I wrote two methods to sort a list of numbers, they have the same time complexity: O(n^2), but the actually running time is 3 times difference ( the second method uses 3 times as much time as the first one ).
My guess is the difference comes from the memory hierarchy ( count of register/cache/memory fetches are quite different ), is it correct?
To be specific: the 1st method compare one list element with a variable and assign value between them, the 2nd method compares two list elements and assign values between them. I guess this means the 2nd method has much more cache/memory fetches than the 1st one.

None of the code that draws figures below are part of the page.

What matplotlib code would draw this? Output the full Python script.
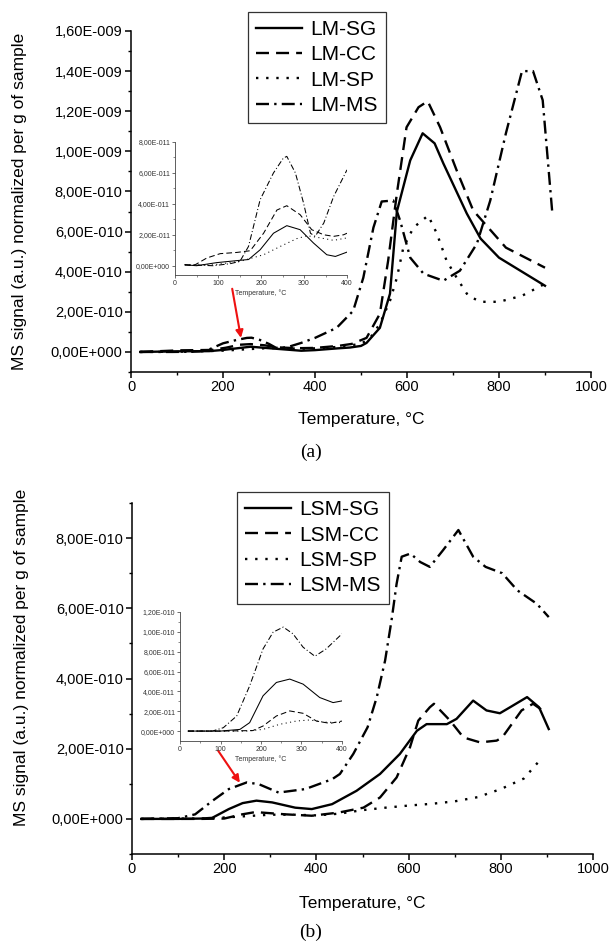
import numpy as np
import matplotlib
matplotlib.use("Agg")
import matplotlib.pyplot as plt
from matplotlib.ticker import FixedLocator, FuncFormatter

plt.rcParams['font.family'] = ['Liberation Sans', 'DejaVu Sans']

# ---- panel (a): LM samples, main curves (signal in units of 1e-9) ----
lm_sg_t = [20, 100, 170, 200, 260, 320, 370, 400, 450, 476, 500, 512, 541, 563, 578, 607, 634, 660, 679, 730, 760, 800, 850, 900]
lm_sg_v = [0, 0.003, 0.004, 0.01, 0.026, 0.015, 0.006, 0.009, 0.018, 0.022, 0.03, 0.045, 0.12, 0.29, 0.70, 0.955, 1.09, 1.04, 0.94, 0.69, 0.565, 0.47, 0.40, 0.33]

lm_cc_t = [20, 74, 105, 144, 175, 206, 237, 260, 291, 318, 346, 370, 400, 450, 480, 512, 541, 559, 578, 599, 625, 645, 672, 708, 744, 815, 900]
lm_cc_v = [0, 0.005, 0.008, 0.009, 0.01, 0.021, 0.036, 0.039, 0.033, 0.023, 0.02, 0.019, 0.02, 0.03, 0.04, 0.07, 0.19, 0.455, 0.79, 1.12, 1.22, 1.25, 1.12, 0.905, 0.705, 0.52, 0.42]

lm_sp_t = [20, 90, 150, 206, 245, 283, 307, 338, 370, 400, 450, 500, 520, 541, 563, 578, 592, 614, 646, 665, 686, 708, 733, 760, 800, 850, 900]
lm_sp_v = [0, 0.001, 0.003, 0.007, 0.0125, 0.0175, 0.019, 0.018, 0.016, 0.018, 0.025, 0.04, 0.07, 0.14, 0.255, 0.37, 0.52, 0.62, 0.68, 0.59, 0.455, 0.37, 0.28, 0.25, 0.25, 0.28, 0.34]

lm_ms_t = [20, 90, 130, 150, 170, 200, 230, 252, 262, 280, 300, 315, 326, 346, 370, 400, 447, 483, 505, 527, 545, 570, 585, 607, 636, 679, 715, 752, 781, 815, 850, 874, 895, 916]
lm_ms_v = [0, 0, 0.001, 0.003, 0.0125, 0.043, 0.06, 0.07, 0.071, 0.06, 0.04, 0.021, 0.019, 0.028, 0.045, 0.07, 0.12, 0.205, 0.37, 0.62, 0.75, 0.755, 0.655, 0.47, 0.39, 0.355, 0.405, 0.54, 0.755, 1.09, 1.40, 1.40, 1.255, 0.69]

# panel (a) inset (signal in units of 1e-11)
ia_sg_t = [23, 50, 97, 151, 171, 198, 229, 260, 291, 322, 353, 373, 400]
ia_sg_v = [0.06, 0, 0.2, 0.35, 0.4, 1.03, 2.1, 2.59, 2.33, 1.47, 0.71, 0.6, 0.88]
ia_cc_t = [23, 43, 74, 105, 144, 175, 206, 237, 260, 291, 318, 346, 369, 392, 400]
ia_cc_v = [0.06, 0, 0.5, 0.78, 0.86, 0.97, 2.1, 3.6, 3.88, 3.3, 2.33, 2.0, 1.9, 2.0, 2.1]
ia_sp_t = [23, 89, 151, 206, 245, 283, 307, 338, 369, 400]
ia_sp_v = [0.06, 0.06, 0.28, 0.71, 1.25, 1.75, 1.94, 1.8, 1.64, 1.8]
ia_ms_t = [23, 89, 128, 151, 171, 198, 229, 252, 260, 280, 299, 315, 326, 346, 369, 400]
ia_ms_v = [0.06, 0, 0.13, 0.28, 1.25, 4.27, 6.0, 6.96, 7.07, 6.0, 4.05, 2.1, 1.9, 2.76, 4.48, 6.2]

# ---- panel (b): LSM samples, main curves (signal in units of 1e-10) ----
lsm_sg_t = [20, 100, 150, 174, 210, 240, 270, 304, 354, 390, 434, 487, 538, 581, 618, 639, 683, 704, 740, 769, 798, 820, 857, 883, 904]
lsm_sg_v = [0, 0, 0.01, 0.03, 0.28, 0.45, 0.52, 0.47, 0.32, 0.28, 0.42, 0.8, 1.28, 1.85, 2.51, 2.7, 2.7, 2.85, 3.37, 3.09, 3.01, 3.18, 3.47, 3.18, 2.56]

lsm_cc_t = [20, 150, 200, 239, 270, 282, 333, 390, 448, 502, 538, 574, 603, 621, 646, 655, 690, 719, 755, 791, 803, 845, 870, 895]
lsm_cc_v = [0, 0, 0.01, 0.13, 0.2, 0.18, 0.13, 0.09, 0.18, 0.32, 0.61, 1.18, 2.04, 2.8, 3.18, 3.28, 2.8, 2.32, 2.18, 2.23, 2.32, 3.09, 3.28, 3.05]

lsm_sp_t = [20, 150, 200, 250, 300, 350, 400, 450, 500, 550, 600, 650, 700, 750, 800, 850, 880]
lsm_sp_v = [0, 0.01, 0.04, 0.08, 0.12, 0.12, 0.1, 0.15, 0.25, 0.32, 0.38, 0.43, 0.5, 0.62, 0.85, 1.15, 1.6]

lsm_ms_t = [20, 100, 137, 174, 210, 249, 275, 318, 376, 434, 451, 480, 511, 531, 549, 563, 574, 585, 604, 625, 646, 675, 708, 740, 767, 803, 836, 878, 904]
lsm_ms_v = [0, 0.02, 0.13, 0.51, 0.85, 1.04, 0.99, 0.75, 0.85, 1.13, 1.28, 1.85, 2.61, 3.47, 4.51, 5.66, 6.7, 7.47, 7.56, 7.32, 7.18, 7.66, 8.23, 7.47, 7.18, 7.0, 6.51, 6.13, 5.75]

# panel (b) inset (signal in units of 1e-11)
ib_sg_t = [20, 100, 148, 172, 205, 238, 271, 304, 345, 378, 400]
ib_sg_v = [0, 0, 0.17, 0.85, 3.55, 4.9, 5.24, 4.73, 3.38, 2.87, 3.04]
ib_cc_t = [20, 100, 180, 205, 238, 271, 304, 337, 370, 400]
ib_cc_v = [0, 0, 0.05, 0.51, 1.52, 2.03, 1.79, 1.01, 0.78, 1.01]
ib_sp_t = [20, 100, 164, 205, 246, 287, 320, 353, 400]
ib_sp_v = [0, 0, 0, 0.17, 0.68, 1.01, 1.12, 0.91, 0.85]
ib_ms_t = [20, 80, 107, 140, 172, 205, 230, 255, 279, 304, 333, 361, 400]
ib_ms_v = [0, 0, 0.34, 1.52, 4.56, 8.28, 9.97, 10.48, 9.8, 8.45, 7.54, 8.28, 9.8]

labels_a = ["LM-SG", "LM-CC", "LM-SP", "LM-MS"]
labels_b = ["LSM-SG", "LSM-CC", "LSM-SP", "LSM-MS"]

# tick positions
main_xticks = [0, 200, 400, 600, 800, 1000]
main_xminor = [100, 300, 500, 700, 900]
a_yticks = [0, 2e-10, 4e-10, 6e-10, 8e-10, 1.0e-9, 1.2e-9, 1.4e-9, 1.6e-9]
a_yminor = [-1e-10, 1e-10, 3e-10, 5e-10, 7e-10, 9e-10, 1.1e-9, 1.3e-9, 1.5e-9]
b_yticks = [0, 2e-10, 4e-10, 6e-10, 8e-10]
b_yminor = [-1e-10, 1e-10, 3e-10, 5e-10, 7e-10, 9e-10]
ins_xticks = [0, 100, 200, 300, 400]
ins_xminor = [50, 150, 250, 350]
ia_yticks = [0, 2e-11, 4e-11, 6e-11, 8e-11]
ia_yminor = [1e-11, 3e-11, 5e-11, 7e-11]
ib_yticks = [0, 2e-11, 4e-11, 6e-11, 8e-11, 1.0e-10, 1.2e-10]
ib_yminor = [1e-11, 3e-11, 5e-11, 7e-11, 9e-11, 1.1e-10]

styles = ["-", (0, (5.5, 3)), (0, (1, 3.3)), (0, (5.5, 2.2, 1, 2.2))]


def origin_fmt(v, pos):
    s = f"{v:.2E}"
    mant, ex = s.split("E")
    if abs(v) < 1e-30:
        return "0,00E+000"
    return mant.replace(".", ",") + "E" + f"{int(ex):+04d}"


def style_main(ax, yticks, yminor):
    for s in ["top", "right"]:
        ax.spines[s].set_visible(False)
    for s in ["left", "bottom"]:
        ax.spines[s].set_linewidth(1.1)
    ax.set_xlim(0, 1000)
    ax.xaxis.set_major_locator(FixedLocator(main_xticks))
    ax.xaxis.set_minor_locator(FixedLocator(main_xminor))
    ax.yaxis.set_major_locator(FixedLocator(yticks))
    ax.yaxis.set_minor_locator(FixedLocator(yminor))
    ax.yaxis.set_major_formatter(FuncFormatter(origin_fmt))
    ax.tick_params(which="major", direction="out", length=4, width=1.1, labelsize=10.5, pad=2)
    ax.tick_params(which="minor", direction="out", length=2.5, width=1.0)
    ax.set_xlabel("Temperature, °C", fontsize=12.5)
    ax.set_ylabel("MS signal (a.u.) normalized per g of sample", fontsize=12.5)


def style_inset(ax, ylim, yticks, yminor):
    for s in ["top", "right"]:
        ax.spines[s].set_visible(False)
    for s in ["left", "bottom"]:
        ax.spines[s].set_linewidth(0.6)
        ax.spines[s].set_color("#444444")
    ax.set_facecolor("none")
    ax.set_xlim(0, 400)
    ax.set_ylim(*ylim)
    ax.xaxis.set_major_locator(FixedLocator(ins_xticks))
    ax.xaxis.set_minor_locator(FixedLocator(ins_xminor))
    ax.yaxis.set_major_locator(FixedLocator(yticks))
    ax.yaxis.set_minor_locator(FixedLocator(yminor))
    ax.yaxis.set_major_formatter(FuncFormatter(origin_fmt))
    ax.tick_params(which="major", direction="out", length=2, width=0.5, labelsize=5,
                   pad=1.5, colors="#333333")
    ax.tick_params(which="minor", direction="out", length=1.2, width=0.4, colors="#333333")
    ax.set_xlabel("Temperature, °C", fontsize=5, labelpad=2, color="#333333")


def add_legend(ax, x, y):
    leg = ax.legend(loc="upper left", bbox_to_anchor=(x, y), borderaxespad=0,
                    fontsize=15, frameon=True, fancybox=False, edgecolor="#333333",
                    framealpha=1, handlelength=2.2, handletextpad=0.4, labelspacing=0.3,
                    borderpad=0.4)
    leg.get_frame().set_linewidth(0.9)


fig = plt.figure(figsize=(6.1, 9.49), dpi=100)

# ---------------- panel (a) ----------------
ax_a = fig.add_axes([131 / 610, 1 - 372 / 949, 460 / 610, 341 / 949])
series_a = [(lm_sg_t, lm_sg_v), (lm_cc_t, lm_cc_v), (lm_sp_t, lm_sp_v), (lm_ms_t, lm_ms_v)]
for (t, v), ls, lab in zip(series_a, styles, labels_a):
    ax_a.plot(t, np.array(v) * 1e-9, color="black", lw=1.7, linestyle=ls, label=lab)
ax_a.set_ylim(-1e-10, 1.6e-9)
style_main(ax_a, a_yticks, a_yminor)
ax_a.xaxis.set_label_coords(0.5, -0.117)
ax_a.yaxis.set_label_coords(-0.226, 0.5)
add_legend(ax_a, 0.254, 1.056)
ax_a.annotate("", xy=(239, 0.07e-9), xytext=(220, 0.315e-9),
              arrowprops=dict(arrowstyle="-|>", color="#ee1111", lw=1.5, mutation_scale=11,
                              shrinkA=0, shrinkB=0))

ins_a = fig.add_axes([175 / 610, 1 - 275 / 949, 172 / 610, 133 / 949])
series_ia = [(ia_sg_t, ia_sg_v), (ia_cc_t, ia_cc_v), (ia_sp_t, ia_sp_v), (ia_ms_t, ia_ms_v)]
for (t, v), ls in zip(series_ia, styles):
    ins_a.plot(t, np.array(v) * 1e-11, color="black", lw=0.75, linestyle=ls)
style_inset(ins_a, (-0.6e-11, 8e-11), ia_yticks, ia_yminor)

# ---------------- panel (b) ----------------
ax_b = fig.add_axes([132 / 610, 1 - 854 / 949, 461 / 610, 351 / 949])
series_b = [(lsm_sg_t, lsm_sg_v), (lsm_cc_t, lsm_cc_v), (lsm_sp_t, lsm_sp_v), (lsm_ms_t, lsm_ms_v)]
for (t, v), ls, lab in zip(series_b, styles, labels_b):
    ax_b.plot(t, np.array(v) * 1e-10, color="black", lw=1.7, linestyle=ls, label=lab)
ax_b.set_ylim(-1e-10, 9e-10)
style_main(ax_b, b_yticks, b_yminor)
ax_b.xaxis.set_label_coords(0.5, -0.12)
ax_b.yaxis.set_label_coords(-0.223, 0.56)
add_legend(ax_b, 0.228, 1.031)
ax_b.annotate("", xy=(234, 1.03e-10), xytext=(187, 1.94e-10),
              arrowprops=dict(arrowstyle="-|>", color="#ee1111", lw=1.5, mutation_scale=11,
                              shrinkA=0, shrinkB=0))

ins_b = fig.add_axes([180 / 610, 1 - 741 / 949, 162 / 610, 129 / 949])
series_ib = [(ib_sg_t, ib_sg_v), (ib_cc_t, ib_cc_v), (ib_sp_t, ib_sp_v), (ib_ms_t, ib_ms_v)]
for (t, v), ls in zip(series_ib, styles):
    ins_b.plot(t, np.array(v) * 1e-11, color="black", lw=0.75, linestyle=ls)
style_inset(ins_b, (-1e-11, 1.2e-10), ib_yticks, ib_yminor)

# captions
fig.text(311 / 610, 1 - 452 / 949, "(a)", ha="center", va="center", fontsize=14,
         family=["Liberation Serif", "DejaVu Serif"])
fig.text(311 / 610, 1 - 932 / 949, "(b)", ha="center", va="center", fontsize=14,
         family=["Liberation Serif", "DejaVu Serif"])

fig.savefig("out.png", dpi=100)
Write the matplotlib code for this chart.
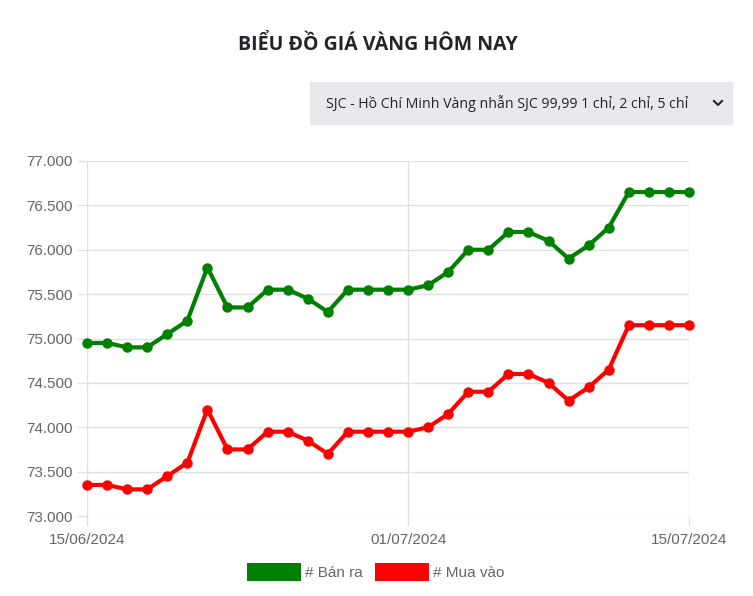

Right?
When list has 10000 elements, the loop count and running time are as below:
# TakeSmallestRecursivelyToSort Loop Count: 50004999
# TakeSmallestRecursivelyToSort Time: 7861.999988555908 ms
# CompareOneThenMoveUntilSort Loop Count: 49995000
# CompareOneThenMoveUntilSort Time: 17115.999937057495 ms
This is the code:
# first method
def TakeSmallestRecursivelyToSort(input_list: list) -> list:
"""In-place sorting, find smallest element and swap."""
count = 0
for i in range(len(input_list)):
#s_index = Find_smallest(input_list[i:]) # s_index is relative to i
if len(input_list[i:]) == 0:
raise ValueError
if len(input_list[i:]) == 1:
break
index = 0
smallest = input_list[i:][0]
for e_index, j in enumerate(input_list[i:]):
count += 1
if j < smallest:
index = e_index
smallest = j
s_index = index
input_list[i], input_list[s_index + i] = input_list[s_index + i], input_list[i]
print('TakeSmallestRecursivelyToSort Count', count)
return input_list
# second method
def CompareOneThenMoveUntilSort(input_list: list) -> list:
count = 0
for i in range(len(input_list)):
for j in range(len(input_list) - i - 1):
count += 1
if input_list[j] > input_list[j+1]:
input_list[j], input_list[j+1] = input_list[j+1], input_list[j]
print('CompareOneThenMoveUntilSort Count', count)
return input_list